Kayla is a Canadian family drama film, directed by Nicholas Kendall and released in 1998.

Set in the 1920s, the film stars Tod Fennell as Sam Mackenzie, a 12-year-boy who is living with his widowed mother Althea (Bronwen Booth) and her new husband Asa (Henry Czerny) in the Estrie region of Quebec following the death of his father, a former polar explorer and sled dog racer. However, Sam has never accepted that his father is dead, and continues to believe that he will someday return to take Sam back to his old home.

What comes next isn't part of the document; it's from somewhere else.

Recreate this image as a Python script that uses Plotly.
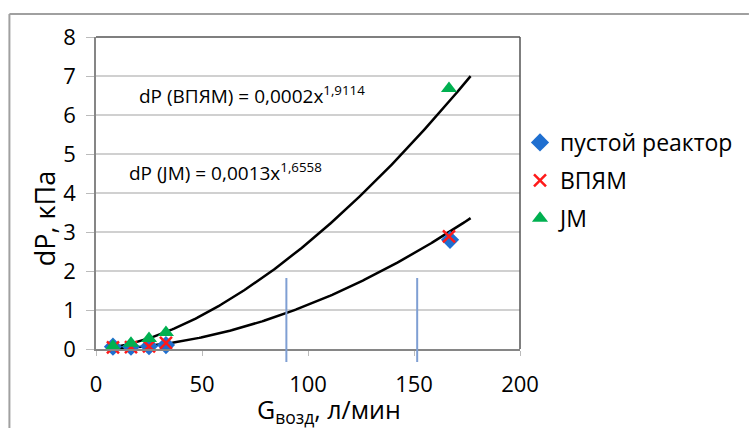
import numpy as np
import plotly.graph_objects as go

# ---- data ----
x_empty = [8, 16.5, 25, 33, 167]
y_empty = [0.06, 0.06, 0.07, 0.10, 2.80]
x_vpyam = [8, 16.5, 25, 33, 166.5]
y_vpyam = [0.04, 0.05, 0.07, 0.16, 2.89]
x_jm = [8, 16.5, 25, 33, 166.5]
y_jm = [0.07, 0.15, 0.27, 0.42, 6.68]

series_names = ["пустой реактор", "ВПЯМ", "JM"]

# power trendlines y = a * x^b (as drawn in the picture)
trend_upper_a, trend_upper_b = 0.00133, 1.6558
trend_lower_a, trend_lower_b = 0.00017, 1.9114
trend_x_start, trend_x_end = 8, 176.7

vlines_x = [89.8, 151.5]

eq_upper = "dP (ВПЯМ) = 0,0002x<sup>1,9114</sup>"
eq_lower = "dP (JM) = 0,0013x<sup>1,6558</sup>"

x_ticks = [0, 50, 100, 150, 200]
y_ticks = [0, 1, 2, 3, 4, 5, 6, 7, 8]

FONT = "Open Sans, Noto Sans, DejaVu Sans, sans-serif"

fig = go.Figure()

tx = np.linspace(trend_x_start, trend_x_end, 200)
fig.add_trace(go.Scatter(x=tx, y=trend_upper_a * tx ** trend_upper_b, mode="lines",
                         line=dict(color="black", width=2.5), showlegend=False, hoverinfo="skip"))
fig.add_trace(go.Scatter(x=tx, y=trend_lower_a * tx ** trend_lower_b, mode="lines",
                         line=dict(color="black", width=2.5), showlegend=False, hoverinfo="skip"))

fig.add_trace(go.Scatter(x=x_empty, y=y_empty, mode="markers", name=series_names[0],
                         legendgroup="a",
                         marker=dict(symbol="diamond", size=14, color="#1F6FD0"), cliponaxis=False))
fig.add_trace(go.Scatter(x=x_vpyam, y=y_vpyam, mode="markers", name=series_names[1],
                         legendgroup="b",
                         marker=dict(symbol="x-thin", size=12, line=dict(color="#FF1A1A", width=2.5)),
                         cliponaxis=False))
fig.add_trace(go.Scatter(x=x_jm, y=y_jm, mode="markers", name=series_names[2],
                         legendgroup="c",
                         marker=dict(symbol="triangle-up", size=14, color="#00B050"), cliponaxis=False))

L, R, T, B = 96, 522, 37, 349
W, H = 750, 428
pw, ph = R - L, B - T

def px(xp):
    return (xp - L) / pw

def py(yp):
    return (B - yp) / ph

shapes = []
for vx in vlines_x:
    shapes.append(dict(type="line", xref="x", yref="paper", x0=vx, x1=vx,
                       y0=py(362), y1=py(278), line=dict(color="#7F9FD3", width=2)))
# plot area top / right border
shapes.append(dict(type="line", xref="paper", yref="paper", x0=0, x1=1, y0=1, y1=1,
                   line=dict(color="#555555", width=1.5)))
shapes.append(dict(type="line", xref="paper", yref="paper", x0=1, x1=1, y0=0, y1=1,
                   line=dict(color="#555555", width=1.5)))
# outer chart border
shapes.append(dict(type="line", xref="paper", yref="paper", x0=px(9), x1=px(752), y0=py(14), y1=py(14),
                   line=dict(color="#A0A0A0", width=2)))
shapes.append(dict(type="line", xref="paper", yref="paper", x0=px(9), x1=px(9), y0=py(14), y1=py(430),
                   line=dict(color="#A0A0A0", width=2)))

annotations = [
    dict(text=eq_upper, xref="paper", yref="paper", x=px(137), y=py(95), xanchor="left", yanchor="middle",
         showarrow=False, font=dict(family=FONT, size=19, color="black")),
    dict(text=eq_lower, xref="paper", yref="paper", x=px(127), y=py(172), xanchor="left", yanchor="middle",
         showarrow=False, font=dict(family=FONT, size=19, color="black")),
    dict(text="dP, кПа", xref="paper", yref="paper", x=px(45), y=py(219), xanchor="center", yanchor="middle",
         textangle=-90, showarrow=False, font=dict(family=FONT, size=27, color="black")),
    dict(text="G<sub>возд</sub>, л/мин", xref="paper", yref="paper", x=px(330), y=py(410),
         xanchor="center", yanchor="middle", showarrow=False, font=dict(family=FONT, size=25, color="black")),
]

fig.update_layout(
    width=W, height=H,
    margin=dict(l=L, r=W - R, t=T, b=H - B, pad=0),
    paper_bgcolor="white", plot_bgcolor="white",
    font=dict(family=FONT, color="black"),
    shapes=shapes, annotations=annotations,
    legend=dict(x=px(522), y=py(121), xanchor="left", yanchor="top",
                font=dict(family=FONT, size=23, color="black"),
                traceorder="grouped", tracegroupgap=5, bgcolor="rgba(0,0,0,0)"),
    xaxis=dict(range=[0, 200], tickvals=x_ticks, showgrid=False, zeroline=False,
               showline=True, linecolor="#868686", linewidth=1.5,
               ticks="outside", ticklen=5, tickcolor="#BBBBBB", tickwidth=1,
               tickfont=dict(family=FONT, size=22, color="black"), ticklabelstandoff=10),
    yaxis=dict(range=[0, 8], tickvals=y_ticks, showgrid=True, gridcolor="#D0D0D0", gridwidth=1.5,
               zeroline=False, showline=True, linecolor="#868686", linewidth=1.5,
               ticks="outside", ticklen=8, tickcolor="#BBBBBB", tickwidth=1,
               tickfont=dict(family=FONT, size=22, color="black"), ticklabelstandoff=6),
)

fig.write_html("out.html")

One day he encounters and befriends a wild dog who resembles one of his father's sled dogs; naming her Kayla, he decides to start training to compete in a sled dog race, through which he begins to learn how he can accept and embrace Asa as a stepfather without dishonoring his own father's memory.

The cast also includes Meredith Henderson as Jaynie Nightingale, a friend and classmate of Sam's who is herself grieving the recent death of her mother, and Brian Dooley as Jaynie's father August, as well as Ricky Mabe, Daniela Akerblom, Vlasta Vrana, Carl Marotte, William Ford, David Deveau, Anthony Etesonne-Bedard, William Barwick, Graig O'Reilly, David Elkin, Erik Duhamel, Marika Lhoumeau and Chris Michaels in supporting roles.

==Production==
The film was shot in February 1997 in Quebec. It was adapted from the novel Three Dog Winter by Elizabeth van Steenwyk.

==Distribution==
The film premiered at the 1998 Montreal International Children's Film Festival.

==Critical response==
Kathryn Greenaway of the Montreal Gazette praised the film as charming, well-made and well-acted, singling out Czerny's performance as a highlight.

Marke Andrews of the Vancouver Sun wrote that the film had the potential to become a classic as beloved as the Tales for All series.

Charles-Henri Ramond of Films du Québec noted the film's significant similarities to the 1986 film Toby McTeague.

==Awards==
At FIFEM, the film was the winner of the People's Choice Award for most popular film in the festival programme.

Stéphane Roy and Nicoletta Massone received a Jutra Award nomination for Best Art Direction at the 1st Jutra Awards in 1999.